Q&A With Babs Costello

The Internet's Grandma Spills Some Of Her Favorite School-Year Cleaning & Clutter Hacks

Plus, the expert advice-giver reveals the best advice she’s ever gotten.

Ariela Basson/Scary Mommy; Getty Images, Viva

If you’ve been on TikTok (like, ever), odds are good that you’ve watched at least one video where Barbara “Babs” Costello — aka @BrunchWithBabs — doles out some simple but ingenious life hack that changes your world just a little. Such is the magic of the 74-year-old retired teacher, who has famously become “the internet’s grandma.”

Just a few short years ago, in 2020, Costello took her daughter Liz’s suggestion to start sharing her wisdom with the world… and, well, the world responded. Today, Costello has nearly four million followers and 51 million likes on TikTok alone, has written a cookbook, and even had her picture put on a Pop-Tarts box.

Part of the unexpected social media star’s continued success? She sticks to what she knows. And, as a person who spent the better part of four decades in a classroom, Costello knows how hectic (and messy!) every new school semester can be.

The influencer grandma, who recently partnered with Viva, sat down with Scary Mommy to share her top tips for keeping ahead of the chaos this year.

Scary Mommy: You were a teacher for 40+ years. What’s the best advice you can give parents to get ahead of the inevitable whirlwind of school supplies, clothes, sporting goods, etc., all over the house?

Babs Costello: I would say just take it slowly. I think the kids have some anxiety about [being] back. Make it fun for them. Lay out their outfits, have them make their choices, and have it all ready in the morning, so you can have a really smooth sendoff.
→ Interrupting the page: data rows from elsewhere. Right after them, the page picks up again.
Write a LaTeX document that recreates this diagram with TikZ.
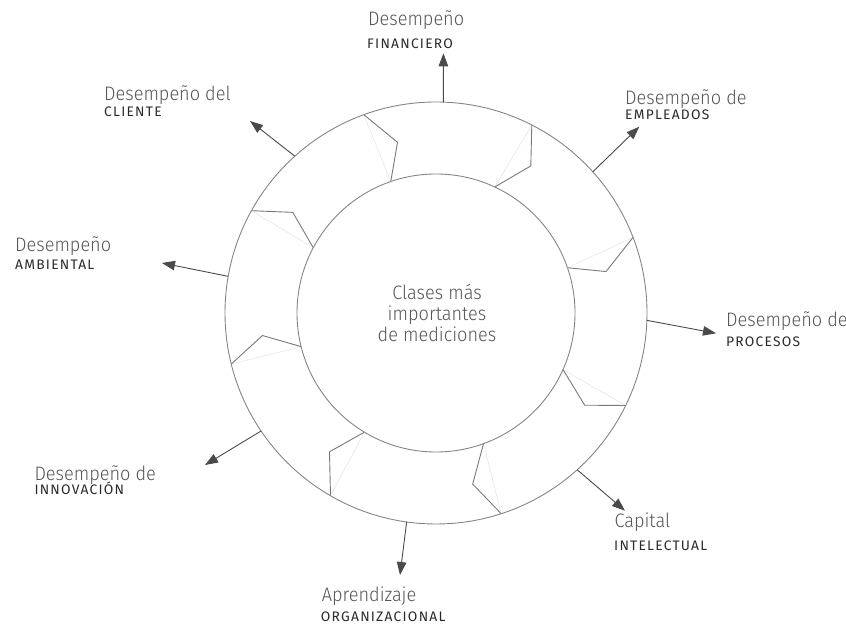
\documentclass[tikz,border=0pt]{standalone}
\usepackage{fontspec}
\usetikzlibrary{arrows.meta,calc}
\newfontfamily\lightfont{Fira Sans Light}[FakeStretch=0.93]
\newfontfamily\capsfont{Fira Sans}[LetterSpace=9]
\definecolor{ringgray}{HTML}{858585}
\definecolor{notchgray}{HTML}{7A7A7A}
\definecolor{ghostgray}{HTML}{E2E2E2}
\definecolor{arrowgray}{HTML}{4A4A4A}
\definecolor{titlegray}{HTML}{555555}
\definecolor{subgray}{HTML}{2A2A2A}
\begin{document}
\begin{tikzpicture}[x=1pt,y=1pt,
  ring/.style={circle, draw=ringgray, line width=0.9pt, inner sep=0pt, outer sep=0pt},
  notch/.style={draw=notchgray, line width=0.9pt, line join=miter},
  ghost/.style={draw=ghostgray, line width=0.5pt},
  outarrow/.style={draw=arrowgray, line width=0.9pt, -{Triangle[length=13pt,width=9.5pt]}},
  title/.style={anchor=base west, inner sep=0pt, text=titlegray, font=\lightfont\fontsize{19.5}{22}\selectfont},
  sub/.style={anchor=base west, inner sep=0pt, text=subgray, font=\capsfont\fontsize{13.8}{15}\selectfont}]
\useasboundingbox (0,0) rectangle (846,626);
\coordinate (c) at (436,313);

% the two rings
\node[ring, minimum size=422pt] (outer) at (c) {};
\node[ring, minimum size=278pt] (inner) at (c) {};

% notched separators between the eight ring segments
\foreach \ao/\ak/\ai in {21.2/13.7/19.4, 63.6/57.2/65, 110.6/102.7/109.3, 151.6/144.9/152.5,
                         194.3/187.4/194.3, 240/232.5/239.5, 288.9/282.1/290, 334.8/328.2/336}{
  \draw[ghost] (outer.\ao) -- (inner.\ai);
  \draw[notch] (outer.\ao) -- ($(c)+(\ak:175)$) -- (inner.\ai);
}

% centre text
\node[align=center, text=titlegray, font=\lightfont\fontsize{19.5}{21}\selectfont] (core) at (437,313)
  {Clases más\\importantes\\de mediciones};

% arrow tips
\coordinate (tipF) at (443.4,572.7);
\coordinate (tipE) at (639.3,499.3);
\coordinate (tipP) at (716,292.7);
\coordinate (tipC) at (625,115.3);
\coordinate (tipA) at (400,51);
\coordinate (tipI) at (205,161);
\coordinate (tipM) at (162,363);
\coordinate (tipL) at (250,505);

\draw[outarrow] (outer.88) -- (tipF);
\draw[outarrow] (outer.42.3) -- (tipE);
\draw[outarrow] (outer.-2.6) -- (tipP);
\draw[outarrow] (outer.-48.3) -- (tipC);
\draw[outarrow] (outer.262.4) -- (tipA);
\draw[outarrow] (outer.214.4) -- (tipI);
\draw[outarrow] (outer.170.5) -- (tipM);
\draw[outarrow] (outer.132.3) -- (tipL);

% labels
\node[title] (finT) at (368,600) {Desempeño};
\node[sub]   (finS) at (367,577.7) {FINANCIERO};
\node[title] (empT) at (625,521) {Desempeño de};
\node[sub]   (empS) at (625,506) {EMPLEADOS};
\node[title] (proT) at (726,299.3) {Desempeño de};
\node[sub]   (proS) at (726,279.3) {PROCESOS};
\node[title] (capT) at (614.3,98.7) {Capital};
\node[sub]   (capS) at (614,75) {INTELECTUAL};
\node[title] (aprT) at (321.7,24.3) {Aprendizaje};
\node[sub]   (aprS) at (320.7,4.3) {ORGANIZACIONAL};
\node[title] (innT) at (34.3,145.3) {Desempeño de};
\node[sub]   (innS) at (34.3,131) {INNOVACIÓN};
\node[title] (ambT) at (15,374) {Desempeño};
\node[sub]   (ambS) at (15,356) {AMBIENTAL};
\node[title] (cliT) at (104,525) {Desempeño del};
\node[sub]   (cliS) at (104,509) {CLIENTE};
\end{tikzpicture}
\end{document}
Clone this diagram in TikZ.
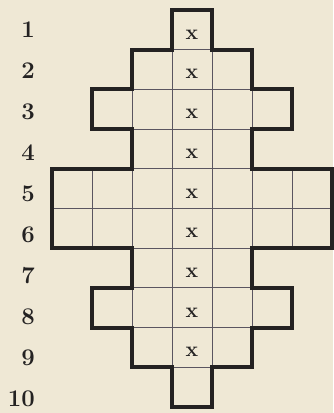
\documentclass[tikz,border=0pt]{standalone}
\usepackage{tikz}
\definecolor{paper}{HTML}{EFE8D5}
\definecolor{ink}{HTML}{242222}
\definecolor{rule}{HTML}{5A5560}

\begin{document}
\begin{tikzpicture}[
    x=1cm, y=-0.9925cm,
    outline/.style={draw=ink, line width=2.8pt},
    gridline/.style={draw=rule, line width=0.6pt},
    rownum/.style={anchor=east, inner sep=0pt, font=\fontsize{17}{18}\selectfont\bfseries, text=ink},
    xmark/.style={inner sep=0pt, font=\fontsize{15}{16}\selectfont\bfseries, text=ink},
]
\fill[paper] (-1.3,-0.252) rectangle (7.025,10.151);
\useasboundingbox (-1.3,-0.252) rectangle (7.025,10.151);

\foreach \r/\a/\b in {1/3/4, 2/2/5, 3/2/5, 4/2/5, 5/0/7, 6/2/5, 7/2/5, 8/2/5, 9/3/4}
    \draw[gridline] (\a,\r) -- (\b,\r);
\foreach \r/\a/\b in {2/3/4, 3/2/5, 4/3/4, 5/1/6, 6/1/6, 7/3/4, 8/2/5, 9/3/4}
    \foreach \c in {\a,...,\b}
        \draw[gridline] (\c,\r-1) -- (\c,\r);

\draw[outline] (3,0) -| (4,1) -| (5,2) -| (6,3) -| (5,4) -| (7,6) -| (5,7)
    -| (6,8) -| (5,9) -| (4,10) -| (3,9) -| (2,8) -| (1,7) -| (2,6) -| (0,4)
    -| (2,3) -| (1,2) -| (2,1) -- (3,1) -- cycle;

\foreach \i in {1,...,10}
    \node[rownum] (num\i) at (-0.425, {(41*\i-21)/39.7}) {\i};
\foreach \i in {1,...,9}
    \node[xmark] (x\i) at (3.5, \i-0.38) {x};
\end{tikzpicture}
\end{document}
I think the less anxiety and rush and pressure, the better for everybody in the family. Just make it as fun as you can, and have the kids make as many choices as they can within limits

SM: I have a 10-year-old and a 12-year-old, and they have just been at each other's throats lately. With your classroom experience, you’re probably incredible with conflict mitigation. Do you have any advice for getting kids through bickering?

BC: First of all, you know what? That's really normal, especially for siblings.

I would say go on dates with them … just take the child out one-on-one and give them that attention. Maybe it's a standing date night with one of the kids, but just one child with one parent. Try that.

Sibling rivaling is part of life; you're going to go through this. But to alleviate it, you could put this special kind of date night on the calendar, and then you could talk one-on-one with them. “It’s so nice that you guys are getting along” and “Don’t you love a peaceful house?”

I think that's a good idea, especially before they enter the teen years.

SM: You are the Queen of Clean. What’s a cleaning trick you swear by but you feel like not a lot of people know?

BC: Being able to make your own cleaning supplies without having to go to the aisle in the grocery store that's filled with all of the heavy-duty chemical cleaners. You can make anything. You can make stainless steel cleaner. You can make window cleaner. You can make an all-purpose cleaner with just a few ingredients. White vinegar, which is the queen of cleaning ingredients, rubbing alcohol, hydrogen peroxide, distilled water, baking soda — any of those. Now, you're not going to mix all those together, obviously; it's not a science experiment.

But you'll also save money, and you won't have chemicals in your home. I mean, we can't avoid all, but at least it'll keep some at bay.

SM: When kids are little, everything is their canvas: the walls, desks, the floor. What do you recommend for getting marker off of surfaces?

BC: This probably won't work with a permanent marker, but if you take some distilled water, a dish detergent, and white vinegar, shake that up, spray that right on, and then use a Viva Multi-Surface cloth, it comes right off.

SM: It’s been a pretty incredible journey for you to become the internet’s favorite grandma. What’s one thing the world may not know about you?

BC: I'm just a normal person. I'm just Mom and Grandma, and my life is probably like most grandmas' lives. I would hope so, anyway. I think that people were just gravitating towards normalcy, like, "Oh, she's like a regular lady. I could relate to her." When I run into people when I'm out and about, sometimes they'll be like, "Oh my gosh, Babs, it's you." I'm like the friend down the block. The grandma who likes to hang out and play Clue with her grandkids. I am the wife that'll sometimes drive my husband crazy.

I'm a regular, everyday person, but there's something special in all of that — in all our everyday normal lives. There's something very attractive and special that people would feel this connection.

SM: You’re always doling out the best advice, but what’s the best advice you’ve ever been given?

BC: I would say don't take yourself so seriously. This too shall pass, have faith.

This interview has been edited for length and clarity.